_Directions for this task_. Print, word for word, the opening line of the data below and every line after it through the line that contains "poly([(x_lo, 0), (x_hi, 0), (x_hi", but not the pictures.

--- Start Data provided ---

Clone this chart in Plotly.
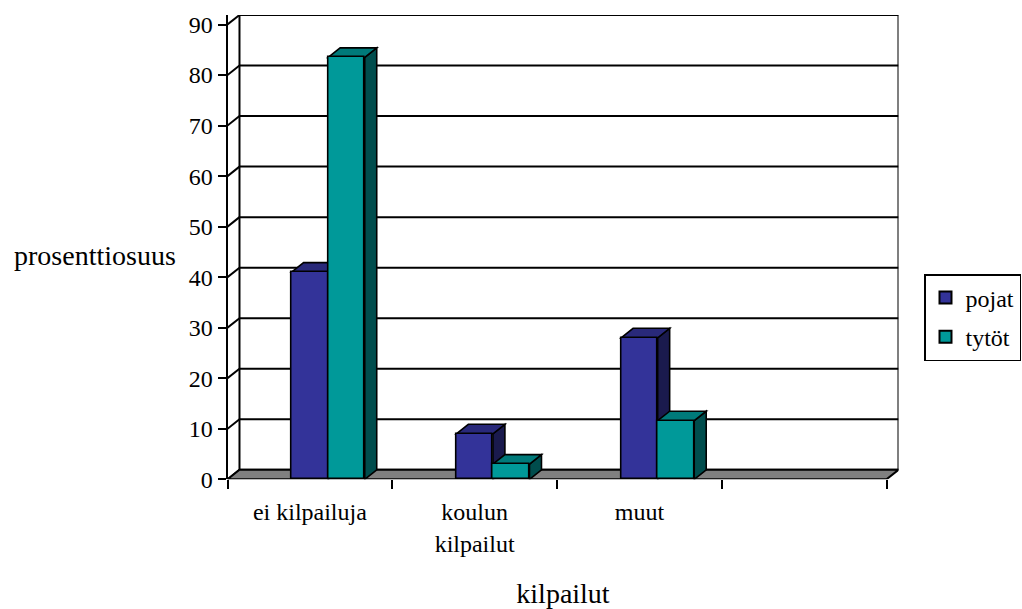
import numpy as np
import plotly.graph_objects as go

# ---- data ----
categories = ["ei kilpailuja", "koulun<br>kilpailut", "muut", ""]
pojat = [41, 9, 28, None]
tytot = [83.5, 3, 11.6, None]
series_names = ["pojat", "tytöt"]
y_ticks = [0, 10, 20, 30, 40, 50, 60, 70, 80, 90]

# ---- style ----
FONT = "Liberation Serif, Times New Roman, serif"
W, H = 1022, 609
BW = 0.222          # bar width in category units
DDX = 0.0728        # depth offset (x, category units)
DDY = 1.88          # depth offset (y, value units)
YMAX = 90
front_cols = ["#333399", "#009999"]
top_cols = ["#29297a", "#007a7a"]
side_cols = ["#1a1a4d", "#004d4d"]
LW = 1.6

idx = np.arange(len(categories))
x_lo, x_hi = -0.5, len(categories) - 0.5

# plot area in pixels
px_left, px_right = 227.5, 898.5
px_top, px_bottom = 15.0, 479.3

fig = go.Figure()

shapes = []
def poly(pts, fill, width=LW):
    path = "M " + " L ".join(f"{x},{y}" for x, y in pts) + " Z"
    shapes.append(dict(type="path", path=path, xref="x", yref="y",
                       fillcolor=fill, line=dict(color="black", width=width),
                       layer="below"))
def seg(x0, y0, x1, y1, width=2):
    shapes.append(dict(type="line", x0=x0, y0=y0, x1=x1, y1=y1, xref="x", yref="y",
                       line=dict(color="black", width=width), layer="below"))

# back wall gridlines and left wall diagonals
for v in y_ticks:
    seg(x_lo + DDX, v + DDY, x_hi + DDX, v + DDY)
    seg(x_lo, v, x_lo + DDX, v + DDY)
seg(x_lo + DDX, DDY, x_lo + DDX, YMAX + DDY)
seg(x_hi + DDX, DDY, x_hi + DDX, YMAX + DDY)
# floor
poly([(x_lo, 0), (x_hi, 0), (x_hi + DDX, DDY), (x_lo + DDX, DDY)], "#808080", 2)

# 3D side and top faces
for s, vals in enumerate([pojat, tytot]):
    for i, v in enumerate(vals):
        if v is None:
            continue
        x0 = idx[i] + s * BW - BW / 2
        x1 = x0 + BW
        poly([(x1, 0), (x1 + DDX, DDY), (x1 + DDX, v + DDY), (x1, v)], side_cols[s])
        poly([(x0, v), (x0 + DDX, v + DDY), (x1 + DDX, v + DDY), (x1, v)], top_cols[s])

for s, vals in enumerate([pojat, tytot]):
    fig.add_trace(go.Bar(
        x=idx + s * BW, y=vals, width=BW, name=series_names[s],
        marker=dict(color=front_cols[s], line=dict(color="black", width=LW)),
        legendgroup=series_names[s],
    ))

fig.update_layout(
    width=W, height=H, autosize=False,
    margin=dict(l=0, r=0, t=0, b=0),
    paper_bgcolor="white", plot_bgcolor="white",
    barmode="overlay", bargap=0,
    font=dict(family=FONT, color="black", size=24),
    shapes=shapes,
    showlegend=True,
    legend=dict(x=1021 / W, xanchor="right", y=1 - 274 / H, yanchor="top",
                bordercolor="black", borderwidth=1.5, bgcolor="white",
                font=dict(family=FONT, size=24, color="black"), tracegroupgap=5,
                itemsizing="constant"),
    xaxis=dict(domain=[px_left / W, px_right / W], range=[x_lo, x_hi + DDX],
               tickvals=idx, ticktext=categories, ticks="", showline=False,
               showgrid=False, zeroline=False, ticklabelstandoff=16,
               tickfont=dict(size=24, family=FONT, color="black"),
               minor=dict(tickvals=list(np.arange(len(categories) + 1) - 0.5),
                          ticks="outside", ticklen=9, tickwidth=1.5,
                          tickcolor="black", showgrid=False),
               title=dict(text="kilpailut", font=dict(size=28, family=FONT, color="black"),
                          standoff=30),
               automargin=False, fixedrange=True),
    yaxis=dict(domain=[1 - px_bottom / H, 1 - px_top / H], range=[0, YMAX + DDY],
               tickvals=y_ticks, ticks="outside", ticklen=8, tickwidth=1.5,
               tickcolor="black", showline=True, linecolor="black", linewidth=2,
               showgrid=False, zeroline=False,
               tickfont=dict(size=24, family=FONT, color="black"),
               automargin=False, fixedrange=True),
    annotations=[dict(text="prosenttiosuus", x=95 / W, y=1 - 256 / H,
                      xref="paper", yref="paper", showarrow=False,
                      xanchor="center", yanchor="middle",
                      font=dict(size=28, family=FONT, color="black"))],
)

fig.write_html("out.html")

--- End Data provided ---

_Full response_.
Clone this chart in Plotly.
import numpy as np
import plotly.graph_objects as go

# ---- data ----
categories = ["ei kilpailuja", "koulun<br>kilpailut", "muut", ""]
pojat = [41, 9, 28, None]
tytot = [83.5, 3, 11.6, None]
series_names = ["pojat", "tytöt"]
y_ticks = [0, 10, 20, 30, 40, 50, 60, 70, 80, 90]

# ---- style ----
FONT = "Liberation Serif, Times New Roman, serif"
W, H = 1022, 609
BW = 0.222          # bar width in category units
DDX = 0.0728        # depth offset (x, category units)
DDY = 1.88          # depth offset (y, value units)
YMAX = 90
front_cols = ["#333399", "#009999"]
top_cols = ["#29297a", "#007a7a"]
side_cols = ["#1a1a4d", "#004d4d"]
LW = 1.6

idx = np.arange(len(categories))
x_lo, x_hi = -0.5, len(categories) - 0.5

# plot area in pixels
px_left, px_right = 227.5, 898.5
px_top, px_bottom = 15.0, 479.3

fig = go.Figure()

shapes = []
def poly(pts, fill, width=LW):
    path = "M " + " L ".join(f"{x},{y}" for x, y in pts) + " Z"
    shapes.append(dict(type="path", path=path, xref="x", yref="y",
                       fillcolor=fill, line=dict(color="black", width=width),
                       layer="below"))
def seg(x0, y0, x1, y1, width=2):
    shapes.append(dict(type="line", x0=x0, y0=y0, x1=x1, y1=y1, xref="x", yref="y",
                       line=dict(color="black", width=width), layer="below"))

# back wall gridlines and left wall diagonals
for v in y_ticks:
    seg(x_lo + DDX, v + DDY, x_hi + DDX, v + DDY)
    seg(x_lo, v, x_lo + DDX, v + DDY)
seg(x_lo + DDX, DDY, x_lo + DDX, YMAX + DDY)
seg(x_hi + DDX, DDY, x_hi + DDX, YMAX + DDY)
# floor
poly([(x_lo, 0), (x_hi, 0), (x_hi + DDX, DDY), (x_lo + DDX, DDY)], "#808080", 2)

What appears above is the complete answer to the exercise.